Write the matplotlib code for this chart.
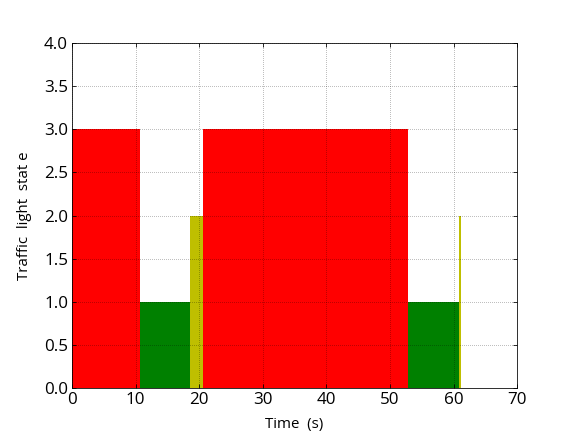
import matplotlib
matplotlib.use('Agg')
import matplotlib.pyplot as plt

# Фазы светофора: начало, длительность, состояние, цвет
starts = [0.0, 10.7, 18.6, 20.6, 52.9, 60.8]
durations = [10.7, 7.9, 2.0, 32.3, 7.9, 0.4]
states = [3, 1, 2, 3, 1, 2]
colors = ['red', 'green', 'y', 'red', 'green', 'y']

plt.rcParams['font.family'] = ['Open Sans', 'DejaVu Sans']

fig = plt.figure(figsize=(8, 436 / 72), dpi=72)
ax = fig.add_axes([0.125, 0.11, 0.773, 0.791])

ax.bar(starts, states, width=durations, align='edge', color=colors,
       linewidth=0, zorder=1)

ax.set_xlim(0, 70)
ax.set_ylim(0, 4)
ax.set_xticks(range(0, 71, 10))
ax.set_yticks([i * 0.5 for i in range(9)])
ax.set_yticklabels([f'{i * 0.5:.1f}' for i in range(9)])
ax.tick_params(labelsize=17, direction='in', length=4)
ax.tick_params(axis='x', pad=4)
ax.tick_params(axis='y', pad=4)
ax.tick_params(top=True, right=True)
ax.grid(True, color='black', linestyle=(0, (1, 3)), linewidth=0.5, zorder=2)
ax.set_axisbelow(False)

ax.set_xlabel('Time  (s)', fontsize=15, labelpad=9)
ax.set_ylabel('Traffic  light  stat e', fontsize=15, labelpad=12)

fig.savefig('out.png', dpi=72)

- _GIVEN EXERCISE_:
Write out exactly the opening lines of the data, stopping after the line that holds "linewidth=0, zorder=1)". Exclude pictures.

- _RESULT_:
Write the matplotlib code for this chart.
import matplotlib
matplotlib.use('Agg')
import matplotlib.pyplot as plt

# Фазы светофора: начало, длительность, состояние, цвет
starts = [0.0, 10.7, 18.6, 20.6, 52.9, 60.8]
durations = [10.7, 7.9, 2.0, 32.3, 7.9, 0.4]
states = [3, 1, 2, 3, 1, 2]
colors = ['red', 'green', 'y', 'red', 'green', 'y']

plt.rcParams['font.family'] = ['Open Sans', 'DejaVu Sans']

fig = plt.figure(figsize=(8, 436 / 72), dpi=72)
ax = fig.add_axes([0.125, 0.11, 0.773, 0.791])

ax.bar(starts, states, width=durations, align='edge', color=colors,
       linewidth=0, zorder=1)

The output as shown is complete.